Task Scheduler with Cooling Interval

Scheduling tasks under cooling constraints is a common challenge in operating systems, rate-limited APIs, and real-time pipelines. The “Task Scheduler with Cooling Interval” problem exercises frequency counting, greedy scheduling, and heap-based prioritization to minimize idle time.

Problem Statement

Given an array tasks of characters representing task types and a non-negative integer n representing the cooling interval, return the least number of time units the CPU will take to finish all tasks. Between two executions of the same task type, the CPU must wait at least n units of time (which may be idle).

Example:
tasks = [A, A, A, B, B, B], n = 2
One optimal schedule: A → B → idle → A → B → idle → A → B
Total time units = 8

1. Clarify Requirements Before Jumping Into Code

I need to confirm:

• Different letters represent distinct tasks.

• CPU can execute one task or stay idle in each unit.

• Cooling interval n applies only to same task types.

• Return the total time units (including idles).

• Task count can be large, so O(T log M) is acceptable, where T = total tasks, M = distinct tasks.

2. Identify the Category of the Question

This question has aspects to it that sound like a greedy algorithm might serve as well. It also seems possible that the solution might involve some kind of frequency counting aspect to it. Data structures that seem like they might be useful are priority queues/heaps. Some patterns that come to mind based on these ideas:

• Counting task frequencies

• Using a max-heap to pick the most frequent available task

• Balancing idle slots vs. task slots

3. Consider a Brute-Force Approach to Understand the Problem

Brute-force idea:

1. Maintain a list of remaining tasks.

2. At each time unit, scan for a task not executed in the last n units (check history) and pick any.

3. If I can't find any executable tasks, then idle

Checking a history of size n each iteration makes each step O(M + n).

Since I have to do this for every task, my overall runtime is O(T · (M + n)). That's too slow!

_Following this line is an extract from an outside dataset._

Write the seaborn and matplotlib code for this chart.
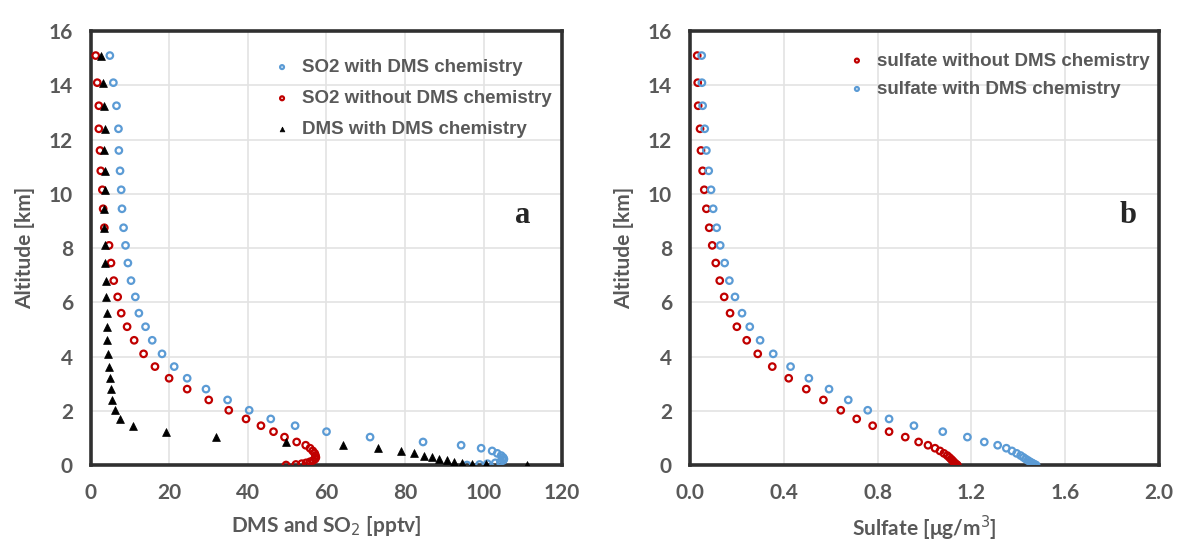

4. Brainstorm More Solutions

Let's think about how to optimize. The brute-force solution involves a lot of repeat work: it requires us to rescan the array of tasks on every iteration. Is there a way I can avoid having to scan the entire array?

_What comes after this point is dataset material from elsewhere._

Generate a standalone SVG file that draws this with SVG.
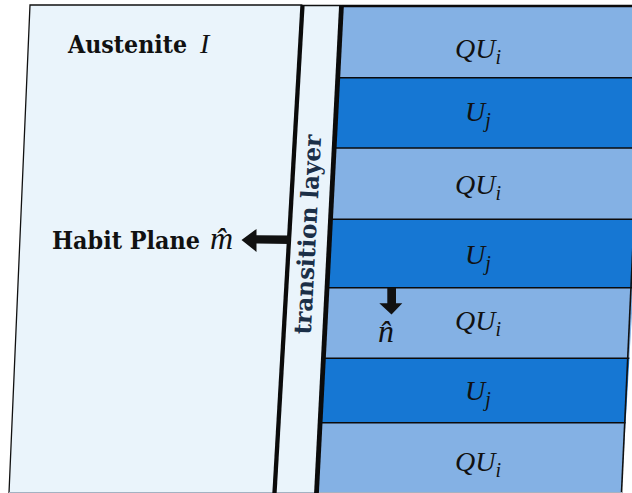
<svg xmlns="http://www.w3.org/2000/svg" width="632" height="493" viewBox="0 0 632 493">
<style>
.lbl{font-family:"DejaVu Serif","Liberation Serif",serif;font-weight:bold;fill:#111}
.math{font-family:"Liberation Serif","DejaVu Serif",serif;font-style:italic;font-size:28px;fill:#111}
.sub{font-size:20px}
.big{font-size:32px}
.light{fill:#84B1E4}
.dark{fill:#1677D3}
.sep{stroke:#0b0b0b;stroke-width:1.6}
.arrow{fill:#111}
</style>
<defs>
<clipPath id="mclip"><polygon points="341.5,5 650,5 621.5,493 316.5,493"/></clipPath>
</defs>
<rect width="632" height="493" fill="#ffffff"/>
<g id="austenite">
<polygon points="30,5 302.5,5 274.5,493 9,493" fill="#EAF4FB"/>
<polyline points="302.5,5 30,5 9,493" fill="none" stroke="#111" stroke-width="1.3"/>
<text class="lbl" x="68" y="53" font-size="24" textLength="119" lengthAdjust="spacingAndGlyphs">Austenite</text>
<text class="math" x="200" y="53">I</text>
</g>
<g id="transition-layer">
<polygon points="302.5,5 341.5,5 316.5,493 274.5,493" fill="#EAF4FB"/>
<line x1="302.5" y1="5.5" x2="341.5" y2="5.5" stroke="#111" stroke-width="1.3"/>
<text class="lbl" transform="translate(316,235) rotate(-87)" x="0" y="0" font-size="24" text-anchor="middle" textLength="200" lengthAdjust="spacingAndGlyphs" style="fill:#1B2F47">transition layer</text>
</g>
<g id="martensite" clip-path="url(#mclip)">
<g id="stripe1"><rect class="light" x="300" y="5" width="350" height="72.7"/></g>
<g id="stripe2"><rect class="dark" x="300" y="77.7" width="350" height="70.3"/></g>
<g id="stripe3"><rect class="light" x="300" y="148" width="350" height="71.3"/></g>
<g id="stripe4"><rect class="dark" x="300" y="219.3" width="350" height="68.4"/></g>
<g id="stripe5"><rect class="light" x="300" y="287.7" width="350" height="70.6"/></g>
<g id="stripe6"><rect class="dark" x="300" y="358.3" width="350" height="64.4"/></g>
<g id="stripe7"><rect class="light" x="300" y="422.7" width="350" height="70.3"/></g>
<line class="sep" x1="300" y1="77.7" x2="650" y2="77.7"/>
<line class="sep" x1="300" y1="148" x2="650" y2="148"/>
<line class="sep" x1="300" y1="219.3" x2="650" y2="219.3"/>
<line class="sep" x1="300" y1="287.7" x2="650" y2="287.7"/>
<line class="sep" x1="300" y1="358.3" x2="650" y2="358.3"/>
<line class="sep" x1="300" y1="422.7" x2="650" y2="422.7"/>
</g>
<line x1="341.5" y1="6" x2="640" y2="6" stroke="#0b0b0b" stroke-width="2.5"/>
<line x1="644" y1="5" x2="621.5" y2="493" stroke="#111" stroke-width="1.6"/>
<line x1="9" y1="492.5" x2="622" y2="492.5" stroke="#A4B2C2" stroke-width="1.2"/>
<line x1="302.5" y1="5" x2="274.5" y2="493" stroke="#0b0b0b" stroke-width="4.3"/>
<line x1="341.5" y1="5" x2="316.5" y2="493" stroke="#0b0b0b" stroke-width="4.8"/>
<g id="labels">
<text class="math" x="478" y="58" text-anchor="middle">QU<tspan class="sub" dy="6">i</tspan></text>
<text class="math" x="478" y="121" text-anchor="middle">U<tspan class="sub" dy="6">j</tspan></text>
<text class="math" x="478" y="194" text-anchor="middle">QU<tspan class="sub" dy="6">i</tspan></text>
<text class="math" x="478" y="264" text-anchor="middle">U<tspan class="sub" dy="6">j</tspan></text>
<text class="math" x="478" y="330" text-anchor="middle">QU<tspan class="sub" dy="6">i</tspan></text>
<text class="math" x="478" y="400" text-anchor="middle">U<tspan class="sub" dy="6">j</tspan></text>
<text class="math" x="478" y="471" text-anchor="middle">QU<tspan class="sub" dy="6">i</tspan></text>
</g>
<g id="habit-plane-label">
<text class="lbl" x="52" y="249" font-size="24" textLength="148" lengthAdjust="spacingAndGlyphs">Habit Plane</text>
<text class="math big" x="210" y="249">m̂</text>
</g>
<g id="normal-label">
<text class="math big" x="378" y="342">n̂</text>
</g>
<g id="connectors">
<polygon class="arrow" points="290,235.5 256.5,235.3 256.5,229 241.5,240 256.5,252 256.5,243.5 290,244"/>
<polygon class="arrow" points="387.3,288 396,288 396,303.3 402.3,303.3 391.5,314.5 379.3,303.3 387.3,303.3"/>
</g>
</svg>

A data structure might be helpful here, but not just any data structure. I don't need my tasks in a random order like in the brute-force solution - that won't help me minimize time spent idling. So let's assume I need to maintain some kind of ordering of my tasks.

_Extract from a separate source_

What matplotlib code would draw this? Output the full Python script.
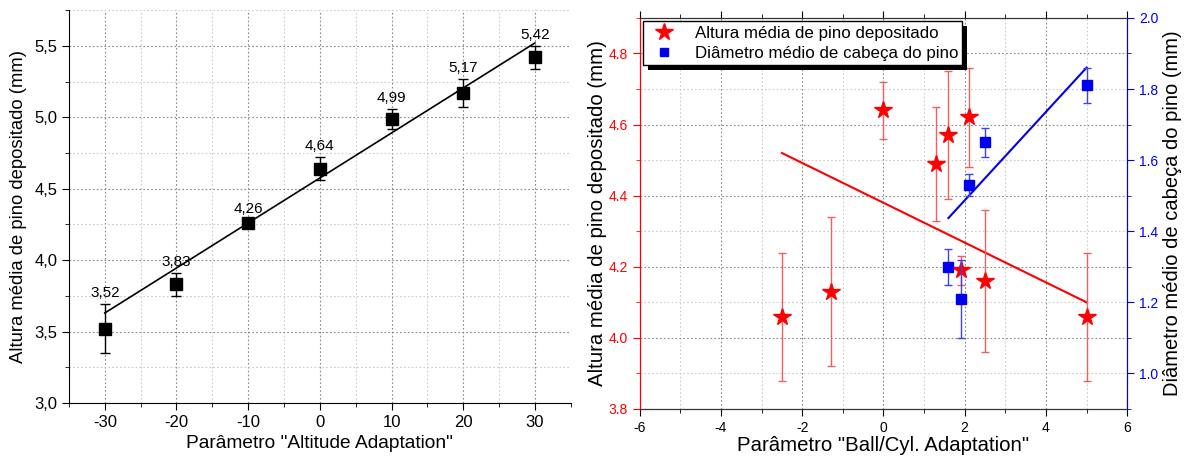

How do I order my tasks, though? That detail might impact the data structure that I settle on. Well, the way this question is worded, there's really only one feature that differentiates the tasks - their frequency. That seems like a decent idea to start - after all, the faster I process the elements with the highest frequency and get them out of the way, the less likely I am to run into a scenario where I'm forced to idle. This is sounding kind of like a greedy algorithm - one where I choose tasks based on their highest frequency.

This presents a problem though - what if I have a million tasks of type A and and only 1 task for types B - Z? The highest frequency element is going to be of type A for a very long time. And if I idle every time my highest frequency element is on cool down, then I'll be idling a lot.

So what's the logical thing to do when your most frequent task is on cool down? Well, you try and execute the next most frequent task, going down the list until you find a task you can execute.

That makes me wonder - assuming there's at least one task in my list that I can process, what's the minimum number of tasks I would need to look at to guarantee I find it?

That probably has something to do with n, my cool down time. Since I only process one task in each time unit, if I were to check my n most frequent tasks, there's a chance that every single one of them could still be on cool down. But what if I check one more, i.e. n+1 tasks? There's no way every single one of them could be on cool down! That's it!

So here's the solution so far:

• Order my tasks based on highest frequency, giving it a size of O(M)

• On each time unit/cycle:

  • Look at the top n+1 tasks.

  • Execute the first task that you find that is not on cool down.

  • Decrement it's count, then resort my tasks

Now let's think about which data structures will store my task frequencies.

Option 1 - Frequency array + sort each cycle

An array is a logical place to start: easy to use and implement. Storing elements can be done in constant time, and popping the n+1 highest frequency tasks is easy as well.

But what about sorting? With an array, I can't just pop the element in and out, I'd have to resort the entire array. That's O(M log M) time per cycle. Since I'm ultimately doing this for every task, that's O(T * M log M).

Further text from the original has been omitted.